I have considered your idea (below) but found that it would not allow
efficient server side caching, which often is needed. If instead all
html inside <data></data> must be escaped like this:

<data>

<user supplied input>

</data>

Then this will be secure both for HTML 4 and HTML 5 browsers. HTML 4
browsers will display html, while HTML 5 browsers will display
correctly formatted code. A simple javascript like this (untested)
would make the data tags readable for HTML 4 browsers:

var els = document.getElementsByTagName("DATA");
for(e in els) els[e].innerHTML =
els[e].innerHTML.replace(/<[^>]*>/g, "").replace(/\n/g,
"<br>");

A problem with this approach is that developers might forget to escape
tags, therefore I think browsers should display a security warning
message if the character < or > is encountered inside a <data> tag.

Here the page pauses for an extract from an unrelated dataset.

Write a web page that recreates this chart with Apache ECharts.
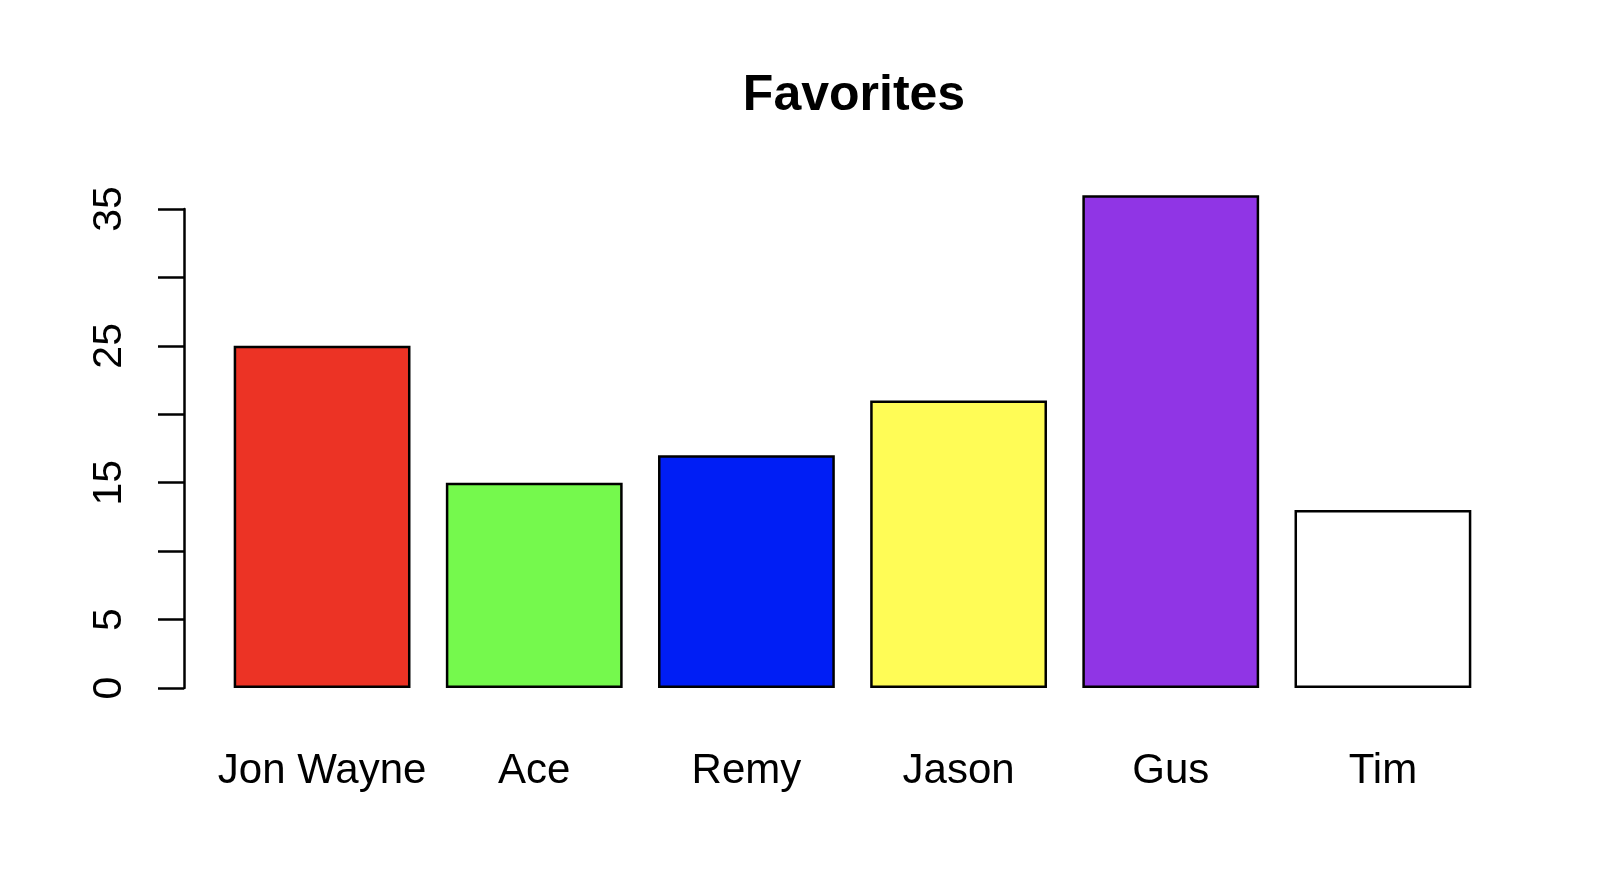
<!DOCTYPE html>
<html>
<head>
<meta charset="utf-8">
<script src="https://cdn.jsdelivr.net/npm/echarts@6/dist/echarts.min.js"></script>
<style>html,body{margin:0;padding:0;background:#fff}#c{width:1600px;height:875px}</style>
</head>
<body>
<div id="c"></div>
<script>
const categories = ['Jon Wayne', 'Ace', 'Remy', 'Jason', 'Gus', 'Tim'];
const values = [25, 15, 17, 21, 36, 13];
const barColors = ['#EC3325', '#75F94D', '#001EF5', '#FFFC56', '#9035E5', '#FFFFFF'];
const yTickLabels = [0, 5, 15, 25, 35];
const titleText = 'Favorites';

const FONT = "'Liberation Sans', Arial, Helvetica, sans-serif";
const chart = echarts.init(document.getElementById('c'), null, {renderer: 'canvas'});
chart.setOption({
  backgroundColor: '#ffffff',
  animation: false,
  title: {
    text: titleText,
    left: 849, top: 66, textAlign: 'center',
    textStyle: {fontFamily: FONT, fontSize: 50, fontWeight: 'bold', color: '#000', lineHeight: 50}
  },
  grid: {left: 216, right: 111, top: 209, bottom: 187, containLabel: false},
  xAxis: {
    type: 'category',
    data: categories,
    axisLine: {show: false},
    axisTick: {show: false},
    axisLabel: {fontFamily: FONT, fontSize: 42, color: '#000', margin: 62, lineHeight: 42, interval: 0}
  },
  yAxis: {
    type: 'value',
    min: 0, max: 35, interval: 5,
    position: 'left',
    offset: 32,
    splitLine: {show: false},
    axisLine: {show: true, lineStyle: {color: '#000', width: 2.5}},
    axisTick: {show: true, inside: false, length: 26, lineStyle: {color: '#000', width: 2.5}},
    axisLabel: {
      rotate: 90, margin: 54, fontFamily: FONT, fontSize: 41, color: '#000', lineHeight: 41,
      formatter: v => yTickLabels.indexOf(v) >= 0 ? String(v) : ''
    }
  },
  series: [{
    type: 'bar',
    data: values.map((v, i) => ({value: v, itemStyle: {color: barColors[i]}})),
    barCategoryGap: '16.667%',
    clip: false,
    itemStyle: {borderColor: '#000', borderWidth: 2.5}
  }]
});
</script>
</body>
</html>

> If the user injects </data> then game over.  A solution I discovered
> for this problem (others I'm sure as well that aren't speaking)
> borrows from the defenses of cross-site request forgery (CSRF) where a
> non guessable token is used. Take the following example
>
> <data id="GUID">
> </data>
> </data id="<GUID>">
>
> GUID would be a temporary GUID value such as
> 'F9968C5E-CEB2-4faa-B6BF-329BF39FA1E4' that would be tied to the user
> session. An attacker would be unable to break out of a <data> tag due
> to the fact that they couldn't guess the closing ID value. This is

*snip*

>>>  I believe the idea to deal with this is to add another attribute to <iframe>, besides sandbox="" and seamless="" we already have for sandboxing. This attribute, doc="", would take
>>> a string of markup where you would only need to escape the quotation character used (so either ' or "). The fallback for legacy user agents would be the src="" attribute.
>
> To take this a step further there may be situations where user content
> is reflected inside of HTML tags in the following manner such as
> '<a href="<user generated value">foo</a>'. For situations like this an
> additional attribute (along the lines of what you propose) could be
> added to this tag (or any tag for that matter)
> to instruct the browser that no script/html can execute.
>
> <a sandbox="true"  href="javascript:alert(document.cookie")>asd</a>
> <a sandbox="true" href="<injected value>">asd</a>  (injected value  "
> onload="javascript:alert('wooot')" foo="bar)

I like this better than a separate tag yes. <div sandbox="1"></div> or
<div content="untrusted"></div>